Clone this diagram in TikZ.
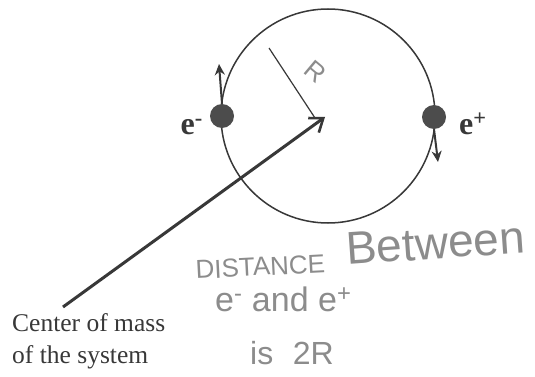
\documentclass[tikz,border=0pt]{standalone}
\usepackage{fontspec}
\setmainfont{Liberation Serif}
\newfontfamily\hand{Liberation Sans}
\usetikzlibrary{arrows.meta}
\definecolor{ink}{gray}{0.22}
\definecolor{pencil}{gray}{0.55}
\begin{document}
\begin{tikzpicture}[x=1pt,y=-1pt,
  orbit/.style={draw=ink,line width=1.5pt},
  particle/.style={circle,fill=ink!90!white,minimum size=24pt,inner sep=0pt},
  motion/.style={draw=ink,line width=2pt,-{Stealth[length=11pt,width=10pt]}},
  pointer/.style={draw=ink,line width=3pt,-{Straight Barb[length=12pt,width=18pt,line width=2.6pt]}},
  radline/.style={draw=ink,line width=1.2pt},
  label/.style={text=ink,font=\bfseries\fontsize{32}{34}\selectfont,inner sep=0pt},
  handw/.style={text=pencil,inner sep=0pt}]
\useasboundingbox[fill=white] (0,0) rectangle (535,377);
\coordinate (O) at (325,117);
\draw[orbit] (328,116) circle[radius=107pt];
\node[particle] (em) at (222,116) {};
\node[particle] (ep) at (434,117) {};
\coordinate (emtip) at (219,64);
\coordinate (eptip) at (438,162);
\draw[motion] (em.north) -- (emtip);
\draw[motion] (ep.south) -- (eptip);
\node[label,anchor=base east] (lem) at (203,135) {e\textsuperscript{-}};
\node[label,anchor=base west] (lep) at (459,135) {e\textsuperscript{+}};
\coordinate (rstart) at (269,48);
\draw[radline] (rstart) -- (315,118);
\node[handw,font=\hand\fontsize{26}{28}\selectfont,rotate=-40] (R) at (315,72) {R};
\node[text=ink,font=\fontsize{25.5}{32}\selectfont,align=left,anchor=north west,inner sep=0pt] (com) at (12,313) {Center of mass\\of the system};
\coordinate (comstart) at (63,307);
\draw[pointer] (comstart) -- (O);
\node[handw,font=\hand\fontsize{26}{28}\selectfont,rotate=3,anchor=base west] (dist) at (196,279) {DISTANCE};
\node[handw,font=\hand\fontsize{46}{48}\selectfont,rotate=4,anchor=base west] (betw) at (347,265) {Between};
\node[handw,font=\hand\fontsize{34}{36}\selectfont,anchor=base west] (and) at (215,311) {e\textsuperscript{-} and e\textsuperscript{+}};
\node[handw,font=\hand\fontsize{32}{34}\selectfont,anchor=base west] (is) at (250,364) {is\,\, 2R};
\end{tikzpicture}
\end{document}
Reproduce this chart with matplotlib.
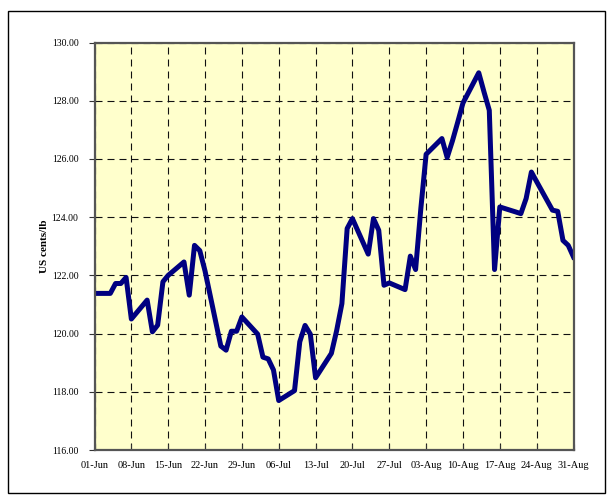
import matplotlib
matplotlib.use("Agg")
import matplotlib.pyplot as plt
import matplotlib.dates as mdates
from matplotlib.patches import Rectangle
import pandas as pd

dates = [
    "2007-06-01", "2007-06-04", "2007-06-05", "2007-06-06", "2007-06-07", "2007-06-08",
    "2007-06-11", "2007-06-12", "2007-06-13", "2007-06-14", "2007-06-15",
    "2007-06-18", "2007-06-19", "2007-06-20", "2007-06-21", "2007-06-22",
    "2007-06-25", "2007-06-26", "2007-06-27", "2007-06-28", "2007-06-29",
    "2007-07-02", "2007-07-03", "2007-07-04", "2007-07-05", "2007-07-06",
    "2007-07-09", "2007-07-10", "2007-07-11", "2007-07-12", "2007-07-13",
    "2007-07-16", "2007-07-17", "2007-07-18", "2007-07-19", "2007-07-20",
    "2007-07-23", "2007-07-24", "2007-07-25", "2007-07-26", "2007-07-27",
    "2007-07-30", "2007-07-31", "2007-08-01", "2007-08-02", "2007-08-03",
    "2007-08-06", "2007-08-07", "2007-08-08", "2007-08-09", "2007-08-10",
    "2007-08-13", "2007-08-14", "2007-08-15", "2007-08-16", "2007-08-17",
    "2007-08-20", "2007-08-21", "2007-08-22", "2007-08-23", "2007-08-24",
    "2007-08-27", "2007-08-28", "2007-08-29", "2007-08-30", "2007-08-31",
]
prices = [
    121.38, 121.38, 121.72, 121.72, 121.93, 120.50,
    121.15, 120.06, 120.29, 121.78, 122.00,
    122.46, 121.32, 123.03, 122.85, 122.15,
    119.57, 119.43, 120.08, 120.08, 120.57,
    119.98, 119.19, 119.13, 118.75, 117.70,
    118.04, 119.72, 120.28, 119.98, 118.48,
    119.32, 120.10, 121.03, 123.61, 123.95,
    122.73, 123.95, 123.55, 121.66, 121.74,
    121.51, 122.66, 122.20, 124.30, 126.16,
    126.70, 126.05, 126.62, 127.26, 127.92,
    128.96, 128.30, 127.67, 122.20, 124.35,
    124.18, 124.12, 124.64, 125.55, 125.22,
    124.24, 124.20, 123.20, 123.03, 122.63,
]
y_ticks = [116, 118, 120, 122, 124, 126, 128, 130]
y_label = "US cents/lb"

x = pd.to_datetime(dates)
W, H = 607, 496
fig = plt.figure(figsize=(W / 100, H / 100), dpi=100)
fig.patch.set_facecolor("white")

# outer frame
fig.add_artist(Rectangle((8 / W, 1 - 493 / H), 597 / W, 482 / H,
                         transform=fig.transFigure, fill=False,
                         edgecolor="black", linewidth=1.0))

ax = fig.add_axes([94.5 / W, 1 - 450 / H, 479 / W, 407.5 / H])
ax.set_facecolor("#FFFFCC")

ax.plot(x, prices, color="#000080", linewidth=3.6, solid_joinstyle="round",
        zorder=3)

start = pd.Timestamp("2007-06-01")
end = pd.Timestamp("2007-08-31")
ax.set_xlim(start, end)
ax.set_ylim(116, 130)
xt = pd.date_range(start, end, freq="7D")
ax.set_xticks(xt)
ax.xaxis.set_major_formatter(mdates.DateFormatter("%d-%b"))
ax.set_yticks(y_ticks)
ax.set_yticklabels([f"{v:.2f}" for v in y_ticks])

ax.grid(True, color="#111111", linestyle=(0, (6.3, 4.5)), linewidth=0.8)
ax.set_axisbelow(False)
for gl in ax.get_xgridlines() + ax.get_ygridlines():
    gl.set_zorder(2)

for s in ax.spines.values():
    s.set_color("#555555")
    s.set_linewidth(1.6)
    s.set_zorder(4)

serif = ["Liberation Serif", "DejaVu Serif"]
ax.tick_params(axis="x", direction="in", length=4.5, width=0.8, color="#333333",
               pad=8, labelsize=7.5)
ax.tick_params(axis="y", direction="out", length=4.5, width=0.8, color="#333333",
               pad=7, labelsize=7)
for lab in ax.get_xticklabels() + ax.get_yticklabels():
    lab.set_fontfamily(serif)

ax.set_ylabel(y_label, fontfamily=serif, fontweight="bold", fontsize=8,
              labelpad=2)

fig.savefig("out.png", dpi=100, facecolor="white")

● ● ● ●

Where a line of the material above holds the string "this", copy that line.

Clone this diagram in TikZ.
Reproduce this chart with matplotlib.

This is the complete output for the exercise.